Lebanese mediator killed in fighting near Syrian border
2 min read
23 July, 2017
Lebanese mediator Ahmad al-Fliti, who was mediating between the powerful Hizballah group and militants near the border with Syria, was killed on Saturday near Jurud Arsal.
Funerals were held on Saturday for 11 Hizballah fighters killed in the clashes [AFP]

A Lebanese mediator was killed on Saturday in a second day of fighting between the powerful Hizballah group and militants near the border with Syria, the official news agency said.

"Ahmad al-Fliti, who was mediating between fighters and Hizballah... was wounded when his car was hit by shelling of unknown origin in Jurud Arsal," ANI said.

"He later succumbed to his wounds."

Lebanon's army said Fliti was killed in shelling by "the terrorist organisation of the al-Nusra Front", referring to the former Syrian branch of al-Qaeda.

Hizballah on Friday said its fighters had begun an operation against militants on both sides of the country's border with Syria.

On Saturday, Hizballah announced several advances in the mountainous border area of Jurud Arsal.

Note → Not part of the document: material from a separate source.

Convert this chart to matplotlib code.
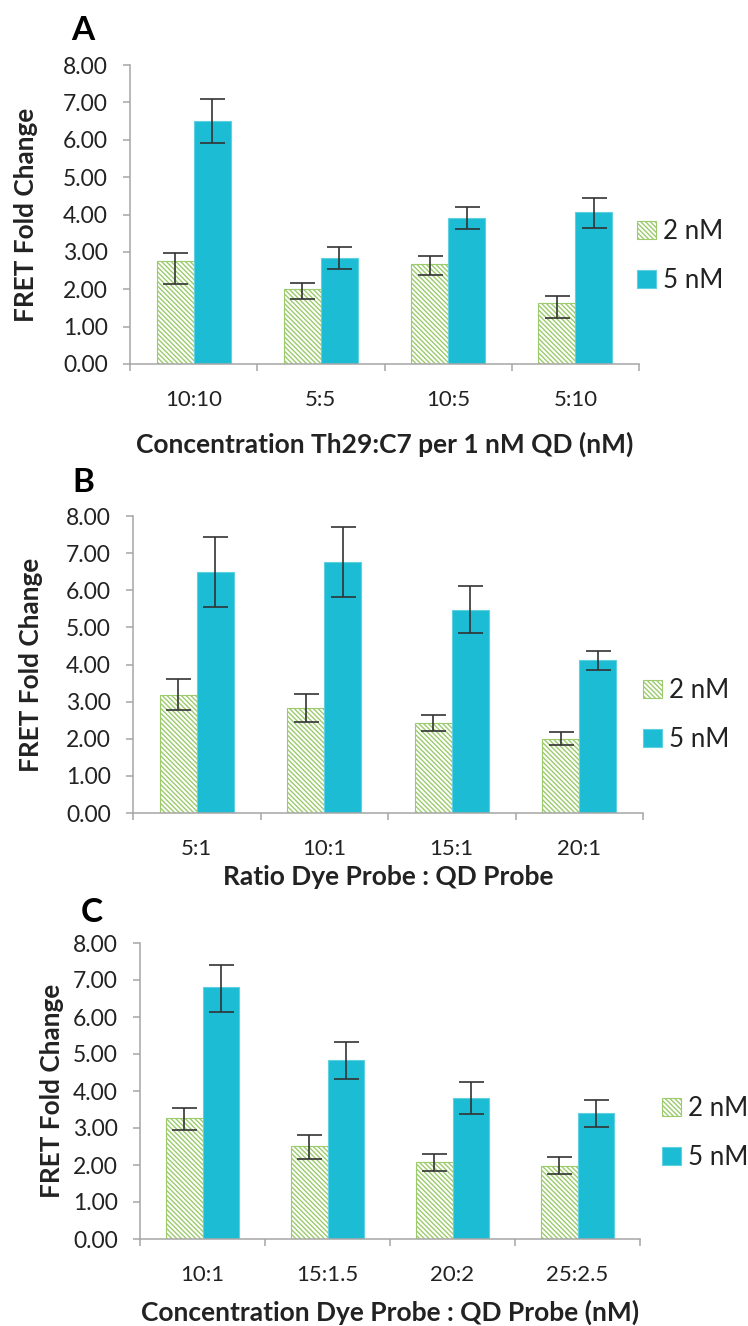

Funerals were held on Saturday for 11 Hizballah fighters killed in the clashes, nine in Beirut and two in Baalbek.

Lebanon's army has not officially announced its participation in the offensive, but said on Friday it had targeted "terrorists" in the area.

Thousands of Syrian refugees live in informal camps in Jurud Arsal after having fled the six-year war in their home country.

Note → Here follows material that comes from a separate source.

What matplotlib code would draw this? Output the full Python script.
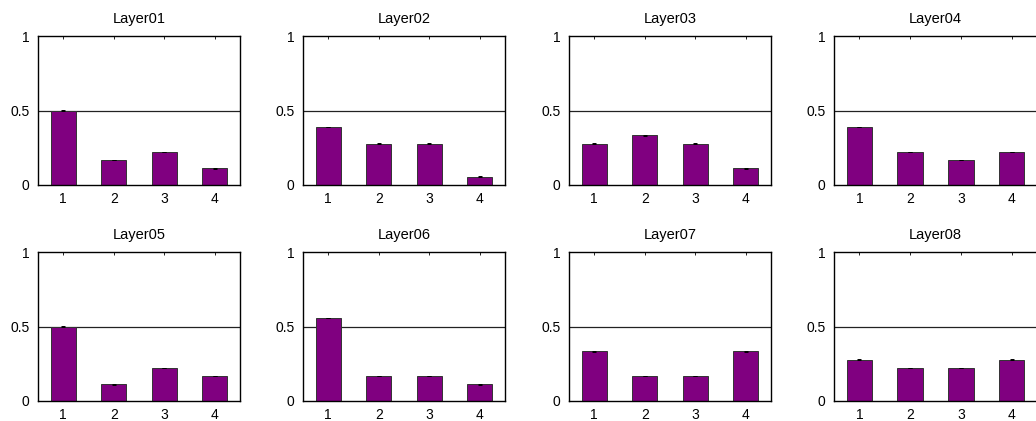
import numpy as np
from matplotlib import pyplot as plt

# datos
titles = ["Layer01", "Layer02", "Layer03", "Layer04",
          "Layer05", "Layer06", "Layer07", "Layer08"]
categories = [1, 2, 3, 4]
values = [
    [0.500, 0.167, 0.222, 0.111],
    [0.389, 0.278, 0.278, 0.056],
    [0.278, 0.333, 0.278, 0.111],
    [0.389, 0.222, 0.167, 0.222],
    [0.500, 0.111, 0.222, 0.167],
    [0.556, 0.167, 0.167, 0.111],
    [0.333, 0.167, 0.167, 0.333],
    [0.278, 0.222, 0.222, 0.278],
]
errors = [0.002, 0.002, 0.002, 0.002]
yticks = [0, 0.5, 1]
yticklabels = ["0", "0.5", "1"]

plt.rcParams['font.family'] = ['Liberation Sans', 'DejaVu Sans']

W, H = 1036, 421
fig = plt.figure(figsize=(W / 100, H / 100), dpi=100)

lefts = [38, 303, 569, 834]
tops = [36, 252]
aw, ah = 202, 149

for i, t in enumerate(titles):
    row, col = divmod(i, 4)
    l = lefts[col]
    top = tops[row]
    ax = fig.add_axes([l / W, 1 - (top + ah) / H, (aw + (1 if col == 3 else 0)) / W, ah / H])
    ax.axhline(0.5, color="#222222", lw=0.9, zorder=1)
    ax.bar(categories, values[i], width=0.5, color="#800080",
           edgecolor="#333333", linewidth=0.7, zorder=2,
           yerr=errors, capsize=1.5, error_kw=dict(ecolor="black", elinewidth=0.7, capthick=0.7))
    ax.set_xlim(0.5, 4.5)
    ax.set_ylim(0, 1)
    ax.set_xticks(categories)
    ax.set_yticks(yticks)
    ax.set_yticklabels(yticklabels)
    ax.tick_params(axis="x", direction="in", top=True, bottom=True, length=2, width=0.6, pad=5, labelsize=10)
    ax.tick_params(axis="y", direction="in", left=True, length=0, pad=6, labelsize=10)
    for s in ax.spines.values():
        s.set_linewidth(1.0)
    ax.set_title(t, fontsize=10.5, pad=9)

fig.savefig("out.png", dpi=100)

But security in the area has also long been a concern, with Lebanese forces battling jihadis in the area in 2014.

Hizballah on Friday also announced fighting on the other side of the border in Syria's Qalamoun, where the Lebanese Shia group has fought for years alongside President Bashar al-Assad's army against rebels and jihadis.

Syria's air force on Saturday carried out airstrikes near the border, the UK-based Syrian Observatory for Human Rights monitor said.

More than a million refugees have flooded into Lebanon since the Syria conflict erupted with anti-government protests in March 2011.

Their presence has been largely tolerated despite testing the limited resources and ageing infrastructure of a country of just four million.